[ExI] How not to make a thought experiment

John Clark jonkc at bellsouth.net
Fri Feb 5 16:04:28 UTC 2010

>> Stripped to its essentials intentionality means someone or something that can change its internal state, a state that predisposes it to do one thing rather than another; or at least that's what I mean by the word. I like it because it lacks circularity.

>> The Avantguardian

> While I understand your dislike of circularity, the definition you give is far too broad. Almost everything has an internal state that can be changed. The discovery of this and the mathematics behind it made Ludwig Boltzmann famous.

You are making my case for me! Certainly looking at things that way proved to be very productive indeed for Mr. Boltzmann. 

> A rock has a temperature which is an "internal state". If the temperature of the rock is higher than that of its surroundings, its internal state predisposes the rock to cool down.

I have no problem with that, if it's good enough for Boltzmann it's good enough for me.

> evolution by natural selection is based on a circular argument as well. Species evolve by the differential survival and reproduction of the fittest members of the species.

The circularity is in the redundant nature of your sentence not in the Theory of Evolution; it could be better stated just by saying "Species evolve by differential survival". And even then it would only be 50% true because it says nothing about random mutation. And speaking of Evolution, I have pointed out many times that Gordon's ideas are totally incompatible with Darwin's, nobody has disputed this but they just shrug and continue to argue about some arcane point in his latest thought experiment. I don't get it. 

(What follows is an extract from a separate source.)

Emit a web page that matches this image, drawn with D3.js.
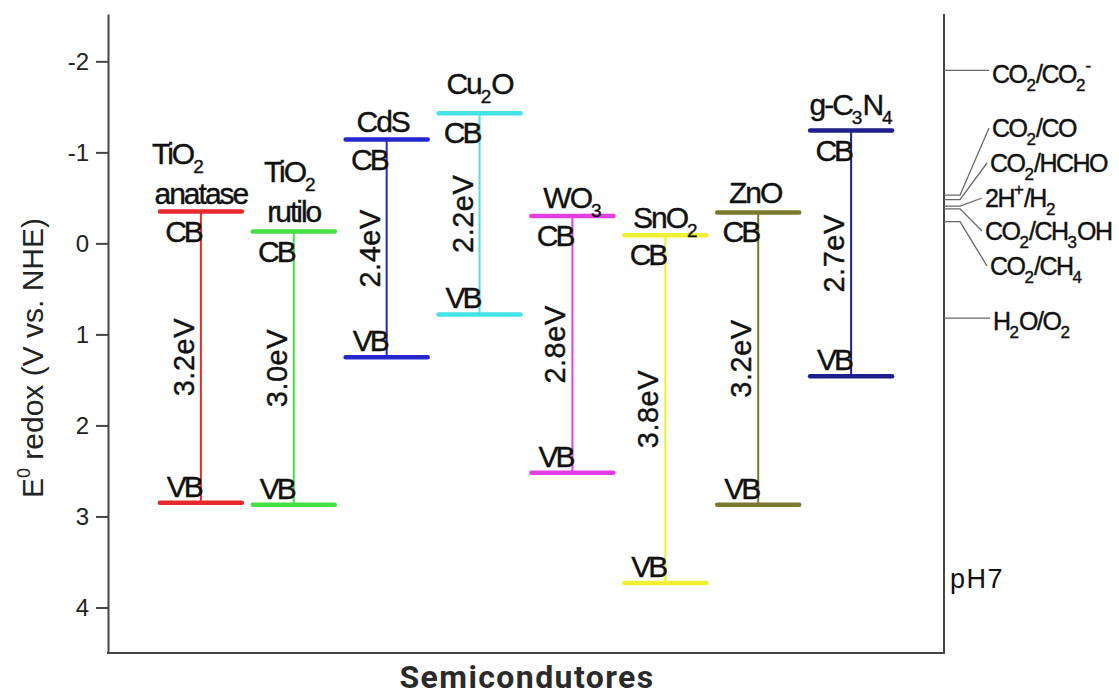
<!DOCTYPE html>
<html>
<head>
<meta charset="utf-8">
<script src="https://cdn.jsdelivr.net/npm/d3@7"></script>
<style>
  body { margin: 0; background: #fff; }
  svg { display: block; font-family: "Liberation Sans", Arial, sans-serif; }
  .rot { stroke: #111; stroke-width: 0.4; }
</style>
</head>
<body>
<svg id="chart" width="1119" height="697"></svg>
<script>
// dados do grafico (V vs. NHE)
const semicondutores = ['TiO2 anatase', 'TiO2 rutilo', 'CdS', 'Cu2O', 'WO3', 'SnO2', 'ZnO', 'g-C3N4'];
const nomes = [['TiO_2', 'anatase'], ['TiO_2', 'rutilo'], ['CdS'], ['Cu_2O'], ['WO_3'], ['SnO_2'], ['ZnO'], ['g-C_3N_4']];
const bandaConducao = [-0.35, -0.13, -1.14, -1.43, -0.30, -0.09, -0.34, -1.24];
const bandaValencia = [2.85, 2.87, 1.25, 0.78, 2.52, 3.73, 2.87, 1.46];
const gaps = ['3.2eV', '3.0eV', '2.4eV', '2.2eV', '2.8eV', '3.8eV', '3.2eV', '2.7eV'];

const paresRedox = ['CO_2/CO_2^-', 'CO_2/CO', 'CO_2/HCHO', '2H^+/H_2', 'CO_2/CH_3OH', 'CO_2/CH_4', 'H_2O/O_2'];
const potenciais = [-1.90, -0.53, -0.48, -0.41, -0.38, -0.24, 0.82];

const ticksY = [-2, -1, 0, 1, 2, 3, 4];

// estilos / layout
const cores = ['#e82a2e', '#44e044', '#2626cf', '#44e4e6', '#e23ee4', '#f0f032', '#7a7a2a', '#1e1e8c'];
const nomeBase = [-8, -10, -8, -19, -8, -7, -9, -16];   // baseline relativo a CB
const nomeDx = [-23, -4, -4, 0, 0, 0, -3, 0];           // deslocamento da 1a linha
const rotuloRedox = [
    { x: 992, y: 83 }, { x: 992, y: 137 }, { x: 990, y: 172 }, { x: 985, y: 207 },
    { x: 985, y: 240 }, { x: 990, y: 275 }, { x: 993, y: 330 }
];

const svg = d3.select('#chart');

const margem = { left: 108, right: 944, top: 14, bottom: 653 };

const y = d3.scaleLinear().domain([-2.52, 4.5]).range([margem.top, margem.bottom]);
const x = d3.scalePoint().domain(semicondutores).range([margem.left, margem.right]).padding(1);
const meia = 41;

// separa texto em partes normais, subscritas (_) e sobrescritas (^)
function tokens(str) {
    const out = [];
    let i = 0;
    while (i < str.length) {
        const c = str[i];
        if ((c === '_' || c === '^') && i + 1 < str.length) {
            out.push({ t: str[i + 1], k: c });
            i += 2;
        } else {
            if (out.length && out[out.length - 1].k === '') out[out.length - 1].t += c;
            else out.push({ t: c, k: '' });
            i++;
        }
    }
    return out;
}

function richText(sel, str, subSize, subDy, supDy) {
    let shift = 0;
    tokens(str).forEach(tk => {
        const target = tk.k === '_' ? subDy : tk.k === '^' ? supDy : 0;
        const ts = sel.append('tspan').attr('dy', target - shift).text(tk.t);
        if (tk.k) ts.attr('font-size', subSize).attr('letter-spacing', 0);
        shift = target;
    });
}

// eixo Y
const eixoY = d3.axisLeft(y)
    .tickValues(ticksY)
    .tickSize(12)
    .tickPadding(7)
    .tickSizeOuter(0)
    .tickFormat(d => String(d));

const gY = svg.append('g')
    .attr('transform', `translate(${margem.left},0)`)
    .call(eixoY);
gY.select('.domain').attr('stroke', '#444').attr('stroke-width', 2);
gY.selectAll('.tick line').attr('stroke', '#444').attr('stroke-width', 2);
gY.selectAll('.tick text')
    .attr('fill', '#222')
    .attr('font-size', 24)
    .attr('font-family', '"Liberation Sans", Arial, sans-serif');

// moldura inferior e direita
svg.append('path')
    .attr('d', `M${margem.left - 1},${margem.bottom} H${margem.right} V${margem.top}`)
    .attr('fill', 'none')
    .attr('stroke', '#444')
    .attr('stroke-width', 2);

// titulo do eixo Y
const tituloY = svg.append('text')
    .attr('transform', 'translate(43,358) rotate(-90)')
    .attr('text-anchor', 'middle')
    .attr('font-size', 30)
    .attr('fill', '#222');
richText(tituloY, 'E^0 redox (V vs. NHE)', 18, 10, -13);

// titulo do eixo X
svg.append('text')
    .attr('x', (margem.left + margem.right) / 2 + 1)
    .attr('y', 688)
    .attr('text-anchor', 'middle')
    .attr('font-family', 'Roboto, sans-serif')
    .attr('font-weight', 'bold')
    .attr('font-size', 32)
    .attr('letter-spacing', 1.4)
    .attr('fill', '#2a2a2a')
    .text('Semicondutores');

// bandas de cada semicondutor
semicondutores.forEach((s, i) => {
    const cx = x(s);
    const yCB = y(bandaConducao[i]);
    const yVB = y(bandaValencia[i]);
    const cor = cores[i];

    // linha vertical (gap)
    svg.append('line')
        .attr('x1', cx).attr('x2', cx)
        .attr('y1', yCB).attr('y2', yVB)
        .attr('stroke', cor)
        .attr('stroke-width', 2);

    // CB e VB
    [yCB, yVB].forEach(yy => {
        svg.append('line')
            .attr('x1', cx - meia).attr('x2', cx + meia)
            .attr('y1', yy).attr('y2', yy)
            .attr('stroke', cor)
            .attr('stroke-width', 4.5)
            .attr('stroke-linecap', 'round');
    });

    svg.append('text')
        .attr('class', 'rot')
        .attr('x', cx)
        .attr('y', yCB + 30)
        .attr('text-anchor', 'end')
        .attr('font-size', 30)
        .attr('letter-spacing', -3)
        .attr('fill', '#111')
        .text('CB');

    svg.append('text')
        .attr('class', 'rot')
        .attr('x', cx)
        .attr('y', yVB - 6)
        .attr('text-anchor', 'end')
        .attr('font-size', 30)
        .attr('letter-spacing', -3)
        .attr('fill', '#111')
        .text('VB');

    // energia do gap (rotacionada)
    svg.append('text')
        .attr('class', 'rot')
        .attr('transform', `translate(${cx - 7},${(yCB + yVB) / 2}) rotate(-90)`)
        .attr('text-anchor', 'middle')
        .attr('font-size', 29)
        .attr('letter-spacing', 0.5)
        .attr('fill', '#111')
        .text(gaps[i]);

    // nome do semicondutor
    const linhas = nomes[i];
    const base = yCB + nomeBase[i];
    linhas.forEach((ln, j) => {
        const t = svg.append('text')
            .attr('class', 'rot')
            .attr('x', cx + (j === 0 ? nomeDx[i] : 0))
            .attr('y', base - (linhas.length - 1 - j) * 40)
            .attr('text-anchor', 'middle')
            .attr('font-size', 30)
            .attr('letter-spacing', -2)
            .attr('fill', '#111');
        richText(t, ln, 19, 9, -12);
    });
});

// potenciais redox a direita
paresRedox.forEach((p, i) => {
    const yv = y(potenciais[i]);
    const r = rotuloRedox[i];
    const capC = r.y - 9;
    const reto = Math.abs(capC - yv) < 8;

    svg.append('path')
        .attr('d', reto
            ? `M${margem.right},${yv} H${r.x - 3}`
            : `M${margem.right},${yv} H${margem.right + 16} L${r.x - 3},${capC}`)
        .attr('fill', 'none')
        .attr('stroke', '#666')
        .attr('stroke-width', 1.3);

    const t = svg.append('text')
        .attr('class', 'rot')
        .attr('x', r.x)
        .attr('y', r.y)
        .attr('font-size', 25)
        .attr('letter-spacing', -1.5)
        .attr('fill', '#111');
    richText(t, p, 17, 8, -12);
});

// pH 7
svg.append('text')
    .attr('x', 950)
    .attr('y', 588)
    .attr('font-size', 27)
    .attr('letter-spacing', 1.5)
    .attr('fill', '#111')
    .text('pH7');
</script>
</body>
</html>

> all software currently in existence exhibits only the intentionality of the programmer and not any native or implicit intentionality of its own.

You are advising us in the above to get right back on the good old circular express; I believe that looking at things that way will bring us about as much enlightenment as Gordon has given us in the last month or so. I also think you are making an error in assuming that intentionality is an all or nothing thing. Yes a Turing Machine finding a zero or a one may seem simple and un-mysterious compared with our deepest desires, but as I said before that is in the very nature of explanations, or at least it is of good ones.

> The way of reductionism is fraught with the peril of oversimplification.

For some reason nowadays it's very fashionable to bad mouth reductionism, but it is at the heart of nearly every scientific discovery made in the last 500 years; waiting until you understand everything before you try to understand anything has not proven to be productive. If you refuse to break down consciousness into smaller easier to understand parts you are doomed to circularity as Gordon has ably demonstrated. 

> I prefer empiricaI science to philosophy.

Me too.

> I think experimentation is the only hope of settling this argument.

But that would not change Gordon's mind, he specifically said that no matter what a robot did, no matter how brilliantly it behaved he would not treat it as conscious because... well... because it's a robot. What really got me was that the other day he had the gall to mention the word "Evolution".